Work required: With pictures left out, extract every line between the start of the records below and the line holding "ys += frames_in_collision[r]", inclusive.

------------------------------

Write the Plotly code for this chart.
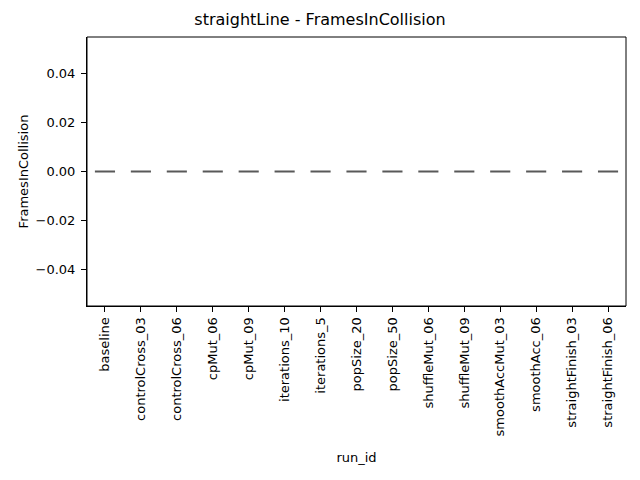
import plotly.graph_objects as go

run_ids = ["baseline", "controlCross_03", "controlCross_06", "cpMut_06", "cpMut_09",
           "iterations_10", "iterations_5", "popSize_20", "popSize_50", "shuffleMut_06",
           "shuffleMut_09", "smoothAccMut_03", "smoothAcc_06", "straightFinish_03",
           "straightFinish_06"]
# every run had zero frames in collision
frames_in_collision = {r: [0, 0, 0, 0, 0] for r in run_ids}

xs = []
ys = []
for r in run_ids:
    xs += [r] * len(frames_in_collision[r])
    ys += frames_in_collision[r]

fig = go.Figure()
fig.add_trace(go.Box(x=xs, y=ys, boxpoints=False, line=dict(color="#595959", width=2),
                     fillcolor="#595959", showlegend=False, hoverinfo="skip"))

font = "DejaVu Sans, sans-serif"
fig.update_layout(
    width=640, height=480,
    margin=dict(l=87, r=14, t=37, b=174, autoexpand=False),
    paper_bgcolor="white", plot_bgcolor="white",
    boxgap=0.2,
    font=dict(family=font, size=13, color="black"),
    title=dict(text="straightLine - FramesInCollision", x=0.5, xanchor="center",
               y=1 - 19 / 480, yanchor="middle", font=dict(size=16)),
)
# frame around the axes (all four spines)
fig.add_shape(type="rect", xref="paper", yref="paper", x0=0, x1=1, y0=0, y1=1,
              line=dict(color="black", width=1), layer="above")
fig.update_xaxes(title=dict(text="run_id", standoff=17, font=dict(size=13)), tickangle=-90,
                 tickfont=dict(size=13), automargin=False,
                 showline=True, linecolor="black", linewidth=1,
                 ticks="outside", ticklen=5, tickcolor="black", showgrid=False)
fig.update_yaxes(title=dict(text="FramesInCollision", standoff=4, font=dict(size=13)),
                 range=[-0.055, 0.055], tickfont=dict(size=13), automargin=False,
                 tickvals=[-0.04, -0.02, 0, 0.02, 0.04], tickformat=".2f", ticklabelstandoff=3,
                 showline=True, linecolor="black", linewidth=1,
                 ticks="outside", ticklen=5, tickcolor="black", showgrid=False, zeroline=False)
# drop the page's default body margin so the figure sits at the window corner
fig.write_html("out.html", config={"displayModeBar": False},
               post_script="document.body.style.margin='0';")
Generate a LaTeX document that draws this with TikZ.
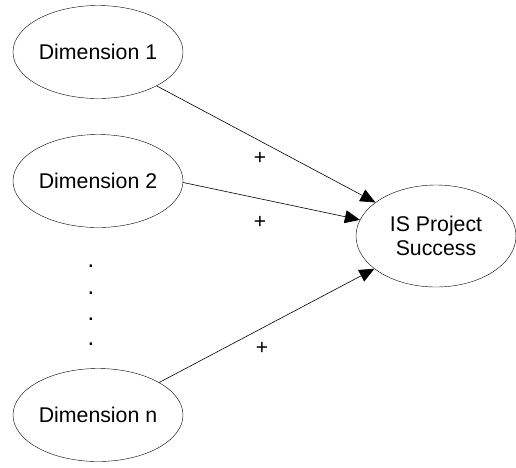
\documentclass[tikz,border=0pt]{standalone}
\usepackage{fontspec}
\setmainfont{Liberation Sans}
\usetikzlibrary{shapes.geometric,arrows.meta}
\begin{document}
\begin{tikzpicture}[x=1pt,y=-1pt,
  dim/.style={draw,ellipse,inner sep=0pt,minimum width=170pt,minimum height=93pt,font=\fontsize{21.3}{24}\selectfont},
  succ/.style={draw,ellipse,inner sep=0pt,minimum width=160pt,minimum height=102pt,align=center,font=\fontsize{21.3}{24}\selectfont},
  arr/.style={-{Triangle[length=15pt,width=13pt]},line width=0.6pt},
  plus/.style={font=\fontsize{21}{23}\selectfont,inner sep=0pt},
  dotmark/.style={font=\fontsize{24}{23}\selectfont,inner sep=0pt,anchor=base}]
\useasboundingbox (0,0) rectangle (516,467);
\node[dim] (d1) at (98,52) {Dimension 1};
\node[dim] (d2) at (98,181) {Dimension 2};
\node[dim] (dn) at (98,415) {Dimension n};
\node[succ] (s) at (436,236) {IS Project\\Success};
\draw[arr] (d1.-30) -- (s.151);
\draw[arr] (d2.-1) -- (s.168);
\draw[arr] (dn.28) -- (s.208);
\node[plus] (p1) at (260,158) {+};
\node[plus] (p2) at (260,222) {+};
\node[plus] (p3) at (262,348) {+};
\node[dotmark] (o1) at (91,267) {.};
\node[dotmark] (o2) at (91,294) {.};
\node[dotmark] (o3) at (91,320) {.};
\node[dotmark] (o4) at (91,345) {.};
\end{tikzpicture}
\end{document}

------------------------------

Written solution:
Write the Plotly code for this chart.
import plotly.graph_objects as go

run_ids = ["baseline", "controlCross_03", "controlCross_06", "cpMut_06", "cpMut_09",
           "iterations_10", "iterations_5", "popSize_20", "popSize_50", "shuffleMut_06",
           "shuffleMut_09", "smoothAccMut_03", "smoothAcc_06", "straightFinish_03",
           "straightFinish_06"]
# every run had zero frames in collision
frames_in_collision = {r: [0, 0, 0, 0, 0] for r in run_ids}

xs = []
ys = []
for r in run_ids:
    xs += [r] * len(frames_in_collision[r])
    ys += frames_in_collision[r]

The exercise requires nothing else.